#### THE REQUEST:
Exclude images, then output the remaining data verbatim.

----

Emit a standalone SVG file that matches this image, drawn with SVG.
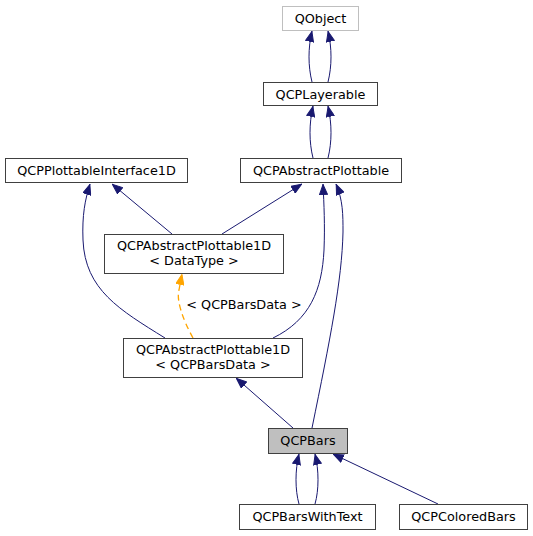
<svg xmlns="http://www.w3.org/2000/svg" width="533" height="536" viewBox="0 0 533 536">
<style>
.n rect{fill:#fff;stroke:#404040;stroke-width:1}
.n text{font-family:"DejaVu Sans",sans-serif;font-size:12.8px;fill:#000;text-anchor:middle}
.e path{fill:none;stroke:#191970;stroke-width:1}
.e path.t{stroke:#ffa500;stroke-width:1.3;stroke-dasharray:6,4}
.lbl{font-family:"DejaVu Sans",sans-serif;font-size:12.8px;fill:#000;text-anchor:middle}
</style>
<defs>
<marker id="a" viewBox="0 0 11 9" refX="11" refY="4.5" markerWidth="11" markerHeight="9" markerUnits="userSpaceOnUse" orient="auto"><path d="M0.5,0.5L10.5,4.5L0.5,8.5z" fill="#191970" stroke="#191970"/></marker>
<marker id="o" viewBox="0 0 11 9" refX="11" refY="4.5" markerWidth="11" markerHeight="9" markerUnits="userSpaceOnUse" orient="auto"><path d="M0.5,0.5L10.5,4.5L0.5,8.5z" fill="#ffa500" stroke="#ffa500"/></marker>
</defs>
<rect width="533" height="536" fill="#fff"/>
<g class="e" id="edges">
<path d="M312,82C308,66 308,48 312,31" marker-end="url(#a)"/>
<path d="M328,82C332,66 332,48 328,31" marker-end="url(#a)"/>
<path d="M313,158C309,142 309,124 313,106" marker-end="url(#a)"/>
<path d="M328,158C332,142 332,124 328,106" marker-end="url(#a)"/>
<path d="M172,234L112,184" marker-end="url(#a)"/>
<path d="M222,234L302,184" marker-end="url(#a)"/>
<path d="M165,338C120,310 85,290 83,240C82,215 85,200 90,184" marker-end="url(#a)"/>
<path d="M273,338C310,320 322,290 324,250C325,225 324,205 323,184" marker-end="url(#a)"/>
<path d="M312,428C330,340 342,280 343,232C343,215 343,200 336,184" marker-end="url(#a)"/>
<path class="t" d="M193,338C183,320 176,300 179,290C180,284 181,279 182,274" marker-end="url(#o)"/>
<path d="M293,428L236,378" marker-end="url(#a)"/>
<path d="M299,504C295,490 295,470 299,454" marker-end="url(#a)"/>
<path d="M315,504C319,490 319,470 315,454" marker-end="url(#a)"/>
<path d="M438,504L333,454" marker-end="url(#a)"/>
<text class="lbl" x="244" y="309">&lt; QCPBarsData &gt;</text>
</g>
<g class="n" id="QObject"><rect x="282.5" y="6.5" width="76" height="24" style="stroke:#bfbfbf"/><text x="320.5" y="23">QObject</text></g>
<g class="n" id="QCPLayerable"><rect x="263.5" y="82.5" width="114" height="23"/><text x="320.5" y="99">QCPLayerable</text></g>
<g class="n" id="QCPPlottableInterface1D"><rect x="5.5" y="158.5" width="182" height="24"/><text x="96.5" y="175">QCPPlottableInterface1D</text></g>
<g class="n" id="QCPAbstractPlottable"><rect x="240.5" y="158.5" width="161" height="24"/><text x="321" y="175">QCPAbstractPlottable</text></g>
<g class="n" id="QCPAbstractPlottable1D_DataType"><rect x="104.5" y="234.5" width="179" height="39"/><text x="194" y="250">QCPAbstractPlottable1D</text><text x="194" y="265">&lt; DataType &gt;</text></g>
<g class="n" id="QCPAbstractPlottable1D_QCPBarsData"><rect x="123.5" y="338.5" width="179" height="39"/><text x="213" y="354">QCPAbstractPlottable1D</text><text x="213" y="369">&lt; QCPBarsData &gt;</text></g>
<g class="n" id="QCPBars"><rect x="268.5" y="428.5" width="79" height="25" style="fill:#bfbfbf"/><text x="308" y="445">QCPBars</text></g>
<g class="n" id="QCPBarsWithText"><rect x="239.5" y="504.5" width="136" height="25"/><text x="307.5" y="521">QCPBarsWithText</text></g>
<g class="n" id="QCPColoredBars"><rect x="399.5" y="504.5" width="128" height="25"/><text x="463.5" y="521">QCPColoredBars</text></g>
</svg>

----

#### FINAL ANSWER:
Emit a standalone SVG file that matches this image, drawn with SVG.
<svg xmlns="http://www.w3.org/2000/svg" width="533" height="536" viewBox="0 0 533 536">
<style>
.n rect{fill:#fff;stroke:#404040;stroke-width:1}
.n text{font-family:"DejaVu Sans",sans-serif;font-size:12.8px;fill:#000;text-anchor:middle}
.e path{fill:none;stroke:#191970;stroke-width:1}
.e path.t{stroke:#ffa500;stroke-width:1.3;stroke-dasharray:6,4}
.lbl{font-family:"DejaVu Sans",sans-serif;font-size:12.8px;fill:#000;text-anchor:middle}
</style>
<defs>
<marker id="a" viewBox="0 0 11 9" refX="11" refY="4.5" markerWidth="11" markerHeight="9" markerUnits="userSpaceOnUse" orient="auto"><path d="M0.5,0.5L10.5,4.5L0.5,8.5z" fill="#191970" stroke="#191970"/></marker>
<marker id="o" viewBox="0 0 11 9" refX="11" refY="4.5" markerWidth="11" markerHeight="9" markerUnits="userSpaceOnUse" orient="auto"><path d="M0.5,0.5L10.5,4.5L0.5,8.5z" fill="#ffa500" stroke="#ffa500"/></marker>
</defs>
<rect width="533" height="536" fill="#fff"/>
<g class="e" id="edges">
<path d="M312,82C308,66 308,48 312,31" marker-end="url(#a)"/>
<path d="M328,82C332,66 332,48 328,31" marker-end="url(#a)"/>
<path d="M313,158C309,142 309,124 313,106" marker-end="url(#a)"/>
<path d="M328,158C332,142 332,124 328,106" marker-end="url(#a)"/>
<path d="M172,234L112,184" marker-end="url(#a)"/>
<path d="M222,234L302,184" marker-end="url(#a)"/>
<path d="M165,338C120,310 85,290 83,240C82,215 85,200 90,184" marker-end="url(#a)"/>
<path d="M273,338C310,320 322,290 324,250C325,225 324,205 323,184" marker-end="url(#a)"/>
<path d="M312,428C330,340 342,280 343,232C343,215 343,200 336,184" marker-end="url(#a)"/>
<path class="t" d="M193,338C183,320 176,300 179,290C180,284 181,279 182,274" marker-end="url(#o)"/>
<path d="M293,428L236,378" marker-end="url(#a)"/>
<path d="M299,504C295,490 295,470 299,454" marker-end="url(#a)"/>
<path d="M315,504C319,490 319,470 315,454" marker-end="url(#a)"/>
<path d="M438,504L333,454" marker-end="url(#a)"/>
<text class="lbl" x="244" y="309">&lt; QCPBarsData &gt;</text>
</g>
<g class="n" id="QObject"><rect x="282.5" y="6.5" width="76" height="24" style="stroke:#bfbfbf"/><text x="320.5" y="23">QObject</text></g>
<g class="n" id="QCPLayerable"><rect x="263.5" y="82.5" width="114" height="23"/><text x="320.5" y="99">QCPLayerable</text></g>
<g class="n" id="QCPPlottableInterface1D"><rect x="5.5" y="158.5" width="182" height="24"/><text x="96.5" y="175">QCPPlottableInterface1D</text></g>
<g class="n" id="QCPAbstractPlottable"><rect x="240.5" y="158.5" width="161" height="24"/><text x="321" y="175">QCPAbstractPlottable</text></g>
<g class="n" id="QCPAbstractPlottable1D_DataType"><rect x="104.5" y="234.5" width="179" height="39"/><text x="194" y="250">QCPAbstractPlottable1D</text><text x="194" y="265">&lt; DataType &gt;</text></g>
<g class="n" id="QCPAbstractPlottable1D_QCPBarsData"><rect x="123.5" y="338.5" width="179" height="39"/><text x="213" y="354">QCPAbstractPlottable1D</text><text x="213" y="369">&lt; QCPBarsData &gt;</text></g>
<g class="n" id="QCPBars"><rect x="268.5" y="428.5" width="79" height="25" style="fill:#bfbfbf"/><text x="308" y="445">QCPBars</text></g>
<g class="n" id="QCPBarsWithText"><rect x="239.5" y="504.5" width="136" height="25"/><text x="307.5" y="521">QCPBarsWithText</text></g>
<g class="n" id="QCPColoredBars"><rect x="399.5" y="504.5" width="128" height="25"/><text x="463.5" y="521">QCPColoredBars</text></g>
</svg>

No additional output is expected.